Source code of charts
++++++++++

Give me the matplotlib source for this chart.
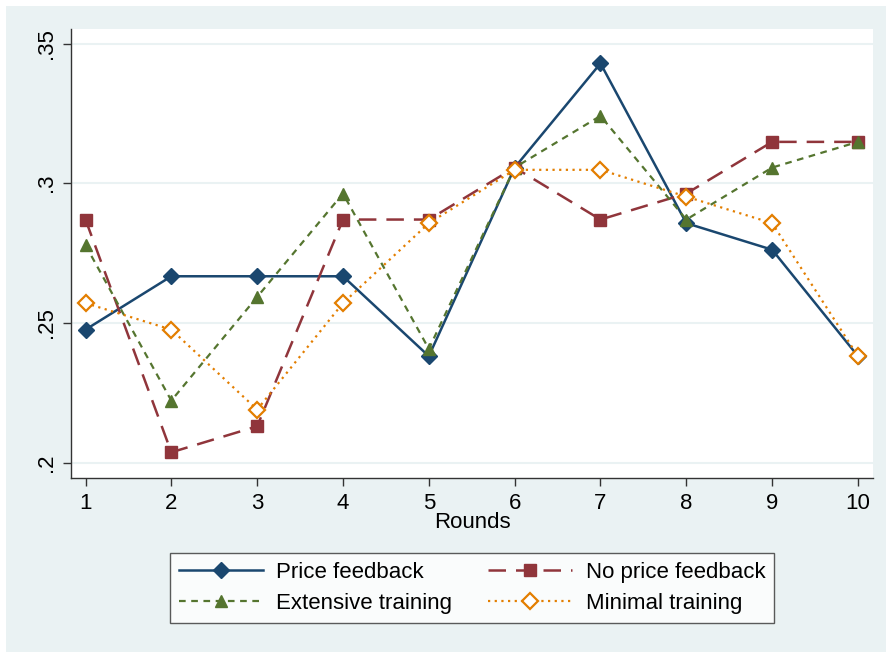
import matplotlib.pyplot as plt
from matplotlib.patches import Rectangle

plt.rcParams['font.family'] = ['Liberation Sans', 'DejaVu Sans']

rounds = [1, 2, 3, 4, 5, 6, 7, 8, 9, 10]
price_feedback = [0.2476, 0.2667, 0.2667, 0.2667, 0.2381, 0.3056, 0.3429, 0.2857, 0.2762, 0.2381]
no_price_feedback = [0.2870, 0.2037, 0.2130, 0.2870, 0.2870, 0.3056, 0.2870, 0.2963, 0.3148, 0.3148]
extensive_training = [0.2778, 0.2222, 0.2593, 0.2963, 0.2407, 0.3056, 0.3241, 0.2870, 0.3056, 0.3148]
minimal_training = [0.2571, 0.2476, 0.2190, 0.2571, 0.2857, 0.3048, 0.3048, 0.2952, 0.2857, 0.2381]

yticks = [0.2, 0.25, 0.3, 0.35]
ytick_labels = [".2", ".25", ".3", ".35"]

bg = "#EAF2F3"
fig = plt.figure(figsize=(8.86, 6.52), dpi=100, facecolor="white")
fig.patches.append(Rectangle((6/886, 0), 1, 1 - 6/652, transform=fig.transFigure,
                             facecolor=bg, edgecolor="none", zorder=-10))

ax = fig.add_axes([71/886, 1 - 478/652, (873-71)/886, (478-29)/652])
ax.set_facecolor("white")

l1, = ax.plot(rounds, price_feedback, color="#1a476f", linestyle="-", linewidth=1.8,
              marker="D", markersize=8, label="Price feedback")
l2, = ax.plot(rounds, no_price_feedback, color="#90353b", linestyle=(0, (7, 4)), linewidth=1.8,
              marker="s", markersize=8, label="No price feedback")
l3, = ax.plot(rounds, extensive_training, color="#55752f", linestyle=(0, (3, 2.5)), linewidth=1.6,
              marker="^", markersize=8.5, label="Extensive training")
l4, = ax.plot(rounds, minimal_training, color="#e37e00", linestyle=(0, (1, 2)), linewidth=1.6,
              marker="D", markersize=8, markerfacecolor="white", markeredgewidth=1.6,
              label="Minimal training")

ax.set_xlim(0.831, 10.175)
ax.set_ylim(0.1945, 0.3552)
ax.set_xticks(rounds)
ax.set_yticks(yticks)
ax.set_yticklabels(ytick_labels, rotation=90, va="center")
ax.tick_params(axis="both", labelsize=16, length=6, width=1, color="#333333", direction="out")
ax.tick_params(axis="x", pad=5)
ax.tick_params(axis="y", pad=4)
ax.grid(axis="y", color=bg, linewidth=1.5)
ax.set_axisbelow(True)
for s in ["top", "right"]:
    ax.spines[s].set_visible(False)
for s in ["left", "bottom"]:
    ax.spines[s].set_color("#333333")
    ax.spines[s].set_linewidth(1)

ax.set_xlabel("Rounds", fontsize=16)
ax.xaxis.set_label_coords(0.5, -0.076)

# stata fills legend row-wise, matplotlib column-wise
leg = fig.legend([l1, l3, l2, l4],
                 [l1.get_label(), l3.get_label(), l2.get_label(), l4.get_label()],
                 loc="center", bbox_to_anchor=(472/886, 1 - 588/652), ncol=2,
                 fontsize=16, frameon=True, fancybox=False, handlelength=3.8,
                 handletextpad=0.6, columnspacing=1.6, borderpad=0.4, labelspacing=0.45,
                 borderaxespad=0)
leg.get_frame().set_edgecolor("#333333")
leg.get_frame().set_linewidth(1)

plt.savefig("out.png", dpi=100, facecolor=fig.get_facecolor())
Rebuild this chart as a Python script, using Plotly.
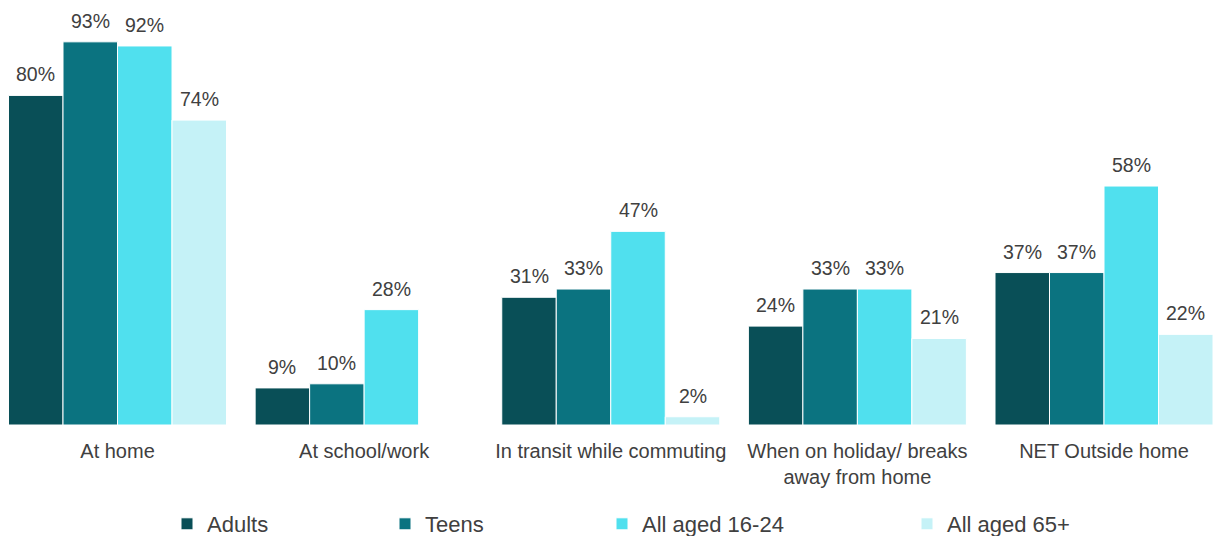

++++++++++

WHAT THE TASK ASKS
Take each line containing the string "this" and copy it out.

EXERCISE RESPONSE
Give me the matplotlib source for this chart.
Rebuild this chart as a Python script, using Plotly.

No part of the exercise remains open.